When Valeria Kechichian started longboarding in Madrid in 2008, there were just three other women in her crew. It represented freedom; an escape from a soul-crushing job as a secretary in a law firm and a self-destructive spiral of partying. ‘It was this very pure kind of joy,’ she says. ‘It completed me somehow.’ Still, when she first stood on a board in the Spanish capital, people would ‘turn their heads and look at me as if I was doing something weird’.
It’s fair to say that Argentinian-born Kechichian’s gang has grown a bit. Longboard Girls Crew (LGC), which she co-founded in 2010, now claims to be the world’s biggest action-sports community, with 233,400 Facebook followers and counting, and representatives in 70 countries. With some of its videos being viewed as many as 3.6 million times on YouTube, the group has ignited an international scene built on female empowerment and dreamy images of cruising golden-hour open roads. Kechichian has become the global face of it all, launching and partnering with NGOs, giving TEDx Talks and motivating Nike ambassadors and Facebook employees with the free-wheeling gospel.
The sport was invented in Hawaii in the 1950s, when surfers started customising skateboards with bigger wheels and looser trucks to make them more like surfboards. These Hawaiian pioneers would drive up volcanoes and glide down, carving S-shaped turns as if on a peeling wave. Over the years, longboarders developed tricks and started speeding down hills at more than 90mph – but the primary appeal has always been a certain languorous elegance; a free-spirited surfer vibe, more at home in nature than gritty skateboarding. There’s a scene in The Secret Life of Walter Mitty, of Ben Stiller whizzing alone through the mossy Icelandic landscape, grinning at the wild freedom of it all.

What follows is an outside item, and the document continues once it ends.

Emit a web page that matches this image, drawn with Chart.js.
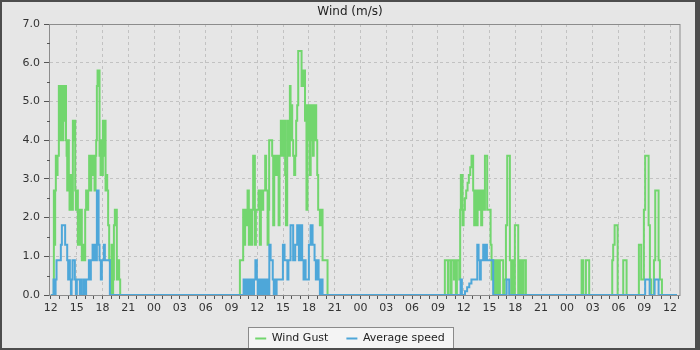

That spirit is central to the movement, which includes all kinds of women across the world. In Nice, Marina Corrêa spins along the old boardwalk, flicking her dreadlocks to a reggaeton soundtrack. Seoul freestyle longboarder Ko Hyojoo (pictured below) is the queen of a flourishing Korean community, dancing on her board in cute knee-high socks to the tune of 568,000 Instagram followers and partnerships with Chanel and Gucci. Chinese boarder Mu Qing skates through Chengdu in a hoodie and Vans, filmed by a friend on a smartphone for her 500,000 followers on the Douyin video app. In Malaysia, Fatin Amalina whooshes between Kuala Lumpur’s shiny skyscrapers in a hijab.